At the same time, building the broadest possible public pressure to expose the bankruptcy of the administration’s draconian new regulations, and forestalling any provocations against Cuba, can contribute to defeating Bush in November.

There is a reservoir of sentiment for such a campaign which, if mobilized, could help isolate the more reckless elements in the Bush camp, especially the “Miami Mafia,” and encourage Cuban Americans unhappy with Bush’s measures to turn out against him in the elections.

Bipartisan majorities in both houses of Congress have consistently voted to end the travel ban and to permit the sale of medicine and food (while voting to censure Cuba for “human rights violations”). Last year, both the Senate and the House voted in favor of lifting the travel ban but the Bush administration prevented it from becoming law.

In a recent statement of principles on U.S.-Cuba policy (with its share of anti-“Castro-regime” rhetoric), Democratic Party presidential candidate John Kerry describes the Bush administration’s new restrictions on remittances to Cuban families and the virtual elimination of family travel as “a cynical and misguided ploy for a few Florida votes.”

Americans must be made aware that if unleashed, Bush’s plan for deposing Cuba’s socialist government — which has the overwhelming support of its own people — and imposing a “transitional government” could well carry far graver consequences than the current quagmire in Iraq.

At the same time, Americans should come to understand that, all along, the Cuban people and their government have sought normal, friendly relations with the U.S. In fact, Cuba has consistently encouraged people-to-people contact.

Nearly four years ago, the American people were presented with a choice. Should six-year-old Elian Gonzalez be returned to his father, relatives and friends with whom he had grown up in Cuba, or remain in Miami with an uncle he’d never known, after his mother died at sea and he survived?

In an act of humanism for which Cuba is eternally grateful, the American people overwhelmingly favored returning little Elian to his dad. The Clinton administration acceded to American public opinion — which certainly the Bush administration, had it been in power, would not have.

Most Americans, when they clearly understand the implications of the new Bush administration policies toward Cuba, will again respond favorably to doing away with measures that hurt families here at home and their loved ones in Cuba, and that restrict the right of Americans to travel anywhere in the world they please.

And most Americans today understand clearly that they do not want another Iraq — or worse — in Cuba.

What’s the likelihood of a provocation?

The situation before November is very fluid and there are many unknown factors.

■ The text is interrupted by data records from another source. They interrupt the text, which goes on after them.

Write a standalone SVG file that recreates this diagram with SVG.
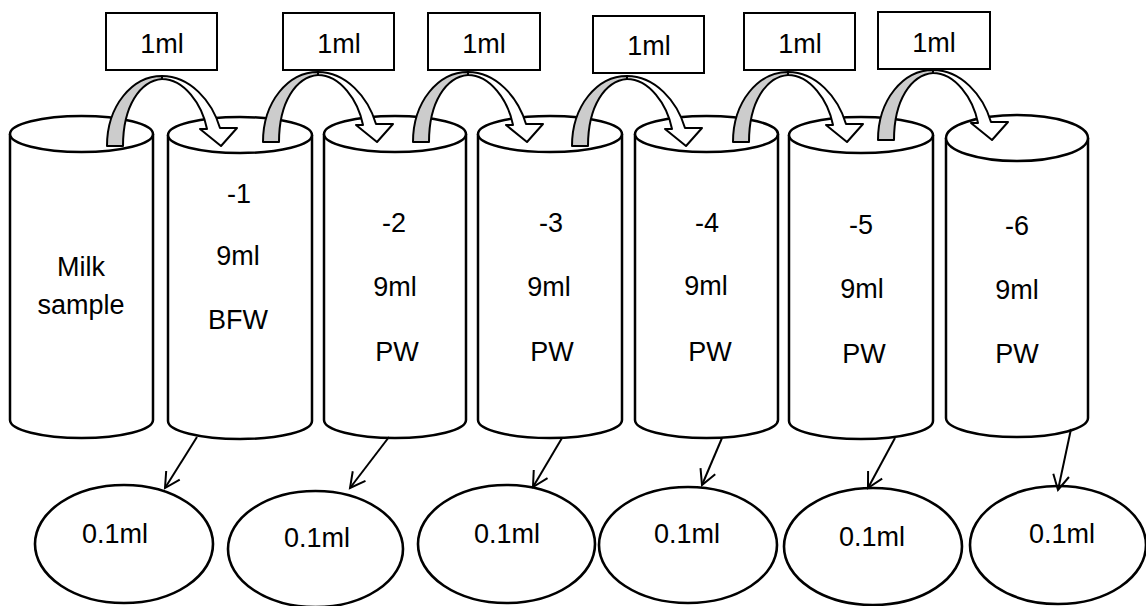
<svg xmlns="http://www.w3.org/2000/svg" xmlns:xlink="http://www.w3.org/1999/xlink" width="1146" height="606" viewBox="0 0 1146 606">
  <style>
    .tube { fill: #ffffff; stroke: #000000; stroke-width: 2.5; }
    .box { fill: #ffffff; stroke: #000000; stroke-width: 2; }
    .plate { fill: #ffffff; stroke: #000000; stroke-width: 2.6; }
    .lbl { font-family: "Liberation Sans", Arial, sans-serif; font-size: 27px; fill: #000000; text-anchor: middle; }
    .back { fill: #cccccc; stroke: #000000; stroke-width: 2; stroke-linejoin: round; }
    .front { fill: #ffffff; stroke: #000000; stroke-width: 2; stroke-linejoin: round; }
    .drop { fill: none; stroke: #000000; stroke-width: 2; }
  </style>
  <defs>
    <!-- curved transfer arrow, origin at the left edge of its tail -->
    <g id="pour">
      <path class="back" d="M0,0 C0,-40 25,-70 55,-70 L55,-67 C33,-65 16,-40 16,0 Z"/>
      <path class="front" d="M55,-70 C83,-70 105,-45 113,-18 L130,-18 L114,0 L93,-17 L100,-17 C95,-42 77,-67 55,-67 Z"/>
    </g>
    <marker id="vee" markerUnits="userSpaceOnUse" markerWidth="24" markerHeight="24" viewBox="-20 -12 24 24" refX="0" refY="0" orient="auto">
      <path d="M-15,-8 L0,0 L-15,8" fill="none" stroke="#000000" stroke-width="2"/>
    </marker>
  </defs>

  <!-- tubes -->
  <g id="tube-milk">
    <path class="tube" d="M10,134 L10,420 A71.5,18 0 0 0 153,420 L153,134"/>
    <ellipse class="tube" cx="81.5" cy="134" rx="71.5" ry="18"/>
    <text class="lbl" x="81" y="276">Milk</text>
    <text class="lbl" x="81" y="314">sample</text>
  </g>
  <g id="tube-1">
    <path class="tube" d="M168,135 L168,421 A72,18 0 0 0 312,421 L312,135"/>
    <ellipse class="tube" cx="240" cy="135" rx="72" ry="18"/>
    <text class="lbl" x="239" y="203">-1</text>
    <text class="lbl" x="238" y="265">9ml</text>
    <text class="lbl" x="238" y="329">BFW</text>
  </g>
  <g id="tube-2">
    <path class="tube" d="M324,134 L324,420 A71,18 0 0 0 466,420 L466,134"/>
    <ellipse class="tube" cx="395" cy="134" rx="71" ry="18"/>
    <text class="lbl" x="394" y="232">-2</text>
    <text class="lbl" x="395" y="296">9ml</text>
    <text class="lbl" x="397" y="361">PW</text>
  </g>
  <g id="tube-3">
    <path class="tube" d="M478,134 L478,420 A72,18 0 0 0 622,420 L622,134"/>
    <ellipse class="tube" cx="550" cy="134" rx="72" ry="18"/>
    <text class="lbl" x="551" y="232">-3</text>
    <text class="lbl" x="549" y="296">9ml</text>
    <text class="lbl" x="552" y="361">PW</text>
  </g>
  <g id="tube-4">
    <path class="tube" d="M635,134 L635,420 A71.5,18 0 0 0 778,420 L778,134"/>
    <ellipse class="tube" cx="706.5" cy="134" rx="71.5" ry="18"/>
    <text class="lbl" x="707" y="232">-4</text>
    <text class="lbl" x="706" y="295">9ml</text>
    <text class="lbl" x="710" y="361">PW</text>
  </g>
  <g id="tube-5">
    <path class="tube" d="M789,135 L789,421 A72,18 0 0 0 933,421 L933,135"/>
    <ellipse class="tube" cx="861" cy="135" rx="72" ry="18"/>
    <text class="lbl" x="861" y="234">-5</text>
    <text class="lbl" x="862" y="298">9ml</text>
    <text class="lbl" x="864" y="363">PW</text>
  </g>
  <g id="tube-6">
    <path class="tube" d="M946,138 L946,418 A71,19 0 0 0 1088,418 L1088,138"/>
    <ellipse class="tube" cx="1017" cy="138" rx="71" ry="23"/>
    <text class="lbl" x="1017" y="235">-6</text>
    <text class="lbl" x="1017" y="299">9ml</text>
    <text class="lbl" x="1017" y="363">PW</text>
  </g>

  <!-- 1ml transfer boxes -->
  <g id="vol-1"><rect class="box" x="106" y="13" width="111" height="57"/><text class="lbl" x="162" y="53">1ml</text></g>
  <g id="vol-2"><rect class="box" x="283" y="13" width="111" height="57"/><text class="lbl" x="339" y="53">1ml</text></g>
  <g id="vol-3"><rect class="box" x="428" y="13" width="112" height="57"/><text class="lbl" x="484" y="53">1ml</text></g>
  <g id="vol-4"><rect class="box" x="593" y="16" width="111" height="57"/><text class="lbl" x="649" y="55">1ml</text></g>
  <g id="vol-5"><rect class="box" x="744" y="13" width="111" height="57"/><text class="lbl" x="800" y="53">1ml</text></g>
  <g id="vol-6"><rect class="box" x="878" y="12" width="112" height="57"/><text class="lbl" x="934" y="52">1ml</text></g>

  <!-- plates -->
  <g id="plate-1"><ellipse class="plate" cx="124" cy="544" rx="89" ry="59"/><text class="lbl" x="115" y="543">0.1ml</text></g>
  <g id="plate-2"><ellipse class="plate" cx="315.5" cy="549" rx="87.5" ry="58"/><text class="lbl" x="317" y="547">0.1ml</text></g>
  <g id="plate-3"><ellipse class="plate" cx="506.5" cy="544" rx="88.5" ry="59"/><text class="lbl" x="507" y="543">0.1ml</text></g>
  <g id="plate-4"><ellipse class="plate" cx="688" cy="545" rx="89" ry="58"/><text class="lbl" x="687" y="543">0.1ml</text></g>
  <g id="plate-5"><ellipse class="plate" cx="873" cy="546.5" rx="89" ry="58.5"/><text class="lbl" x="872" y="546">0.1ml</text></g>
  <g id="plate-6"><ellipse class="plate" cx="1058" cy="545" rx="88" ry="59"/><text class="lbl" x="1062" y="543">0.1ml</text></g>

  <!-- connectors -->
  <g id="connectors">
    <use xlink:href="#pour" href="#pour" transform="translate(107,146)"/>
    <use xlink:href="#pour" href="#pour" transform="translate(263,142)"/>
    <use xlink:href="#pour" href="#pour" transform="translate(413,142)"/>
    <use xlink:href="#pour" href="#pour" transform="translate(572,146)"/>
    <use xlink:href="#pour" href="#pour" transform="translate(733,142)"/>
    <use xlink:href="#pour" href="#pour" transform="translate(878,140)"/>
    <line class="drop" x1="197" y1="437" x2="165" y2="488" marker-end="url(#vee)"/>
    <line class="drop" x1="389" y1="437" x2="350" y2="488" marker-end="url(#vee)"/>
    <line class="drop" x1="562" y1="438" x2="533" y2="487" marker-end="url(#vee)"/>
    <line class="drop" x1="722" y1="438" x2="702" y2="485" marker-end="url(#vee)"/>
    <line class="drop" x1="895" y1="438" x2="868" y2="488" marker-end="url(#vee)"/>
    <line class="drop" x1="1071" y1="429" x2="1058" y2="490" marker-end="url(#vee)"/>
  </g>
</svg>
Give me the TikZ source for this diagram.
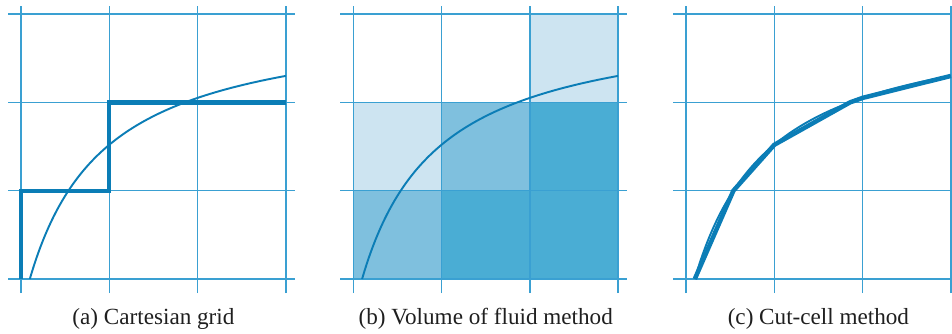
\documentclass[tikz,border=0pt]{standalone}
\usepackage{fontspec}
\setmainfont{Liberation Serif}
\definecolor{gridc}{HTML}{3AA0D2}
\definecolor{curvec}{HTML}{0B7DB6}
\definecolor{fillL}{HTML}{CDE4F1}
\definecolor{fillM}{HTML}{7FC0DE}
\definecolor{fillD}{HTML}{4AADD4}
\tikzset{
  gridline/.style={gridc, line width=0.48pt},
  curveline/.style={curvec, line width=0.62pt},
  thickline/.style={curvec, line width=1.35pt, line join=miter},
  caption/.style={anchor=base, font=\fontsize{7.46}{9}\selectfont, text=black!88, inner sep=0pt}
}
\newcommand\mygrid{%
  \foreach \i in {0,...,3} {
    \draw[gridline] (\i,-0.16) -- (\i,3.09);
    \draw[gridline] (-0.145,\i) -- (3.1,\i);
  }}
\newcommand\mycurve{%
  \draw[curveline] plot[domain=0.1:3, samples=150, smooth] (\x,{2.991-2.604/(\x+0.7708)});}
\begin{document}
\begin{tikzpicture}
\useasboundingbox (-0.238,-0.612) rectangle (10.544,3.160);
% (a)
\begin{scope}
  \mygrid
  \draw[thickline] (0,0) -- (0,1) -- (1,1) -- (1,2) -- (3,2);
  \mycurve
  \node[caption] (capa) at (1.5,-0.51) {(a) Cartesian grid};
\end{scope}
% (b)
\begin{scope}[xshift=3.763cm]
  \fill[fillM] (0,0) rectangle (1,1);
  \fill[fillD] (1,0) rectangle (3,1);
  \fill[fillL] (0,1) rectangle (1,2);
  \fill[fillM] (1,1) rectangle (2,2);
  \fill[fillD] (2,1) rectangle (3,2);
  \fill[fillL] (2,2) rectangle (3,3);
  \mygrid
  \mycurve
  \node[caption] (capb) at (1.5,-0.51) {(b) Volume of fluid method};
\end{scope}
% (c)
\begin{scope}[xshift=7.531cm]
  \mygrid
  \mycurve
  \coordinate (p0) at (0.1,0);
  \coordinate (p1) at (0.537,1);
  \coordinate (p2) at (1,1.52);
  \coordinate (p3) at (1.857,2);
  \coordinate (p4) at (2,2.051);
  \coordinate (p5) at (3,2.3);
  \draw[thickline, line width=1.45pt] (p0) -- (p1) -- (p2) -- (p3) -- (p4) -- (p5);
  \node[caption] (capc) at (1.5,-0.51) {(c) Cut-cell method};
\end{scope}
\end{tikzpicture}
\end{document}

But we do know the following:

• Bush is in trouble for November.

• Three dozen right-wing Cuban “Miami Mafia” are in the Bush administration, some in high positions.

• With Bush in trouble in the elections, elements of the Miami Mafia may see a pre-election provocation that commits the U.S. to military aggression as their last best chance for a long time to come.

• This administration represents an arm of transnational monopoly capital that has been pushing global concepts of preemption and is known for recklessness and overreaching. They are desperately searching for ways to hold on to the presidency, by any means necessary.

It is precisely because of their extremely dangerous ultra-right policies and doctrine toward Cuba and the world that every effort must be made to defeat Bush in November and retake both houses of Congress from Republican control.

At the same time, solidarity with Cuba can be built in a way that will aid that November goal and forestall any provocation before then.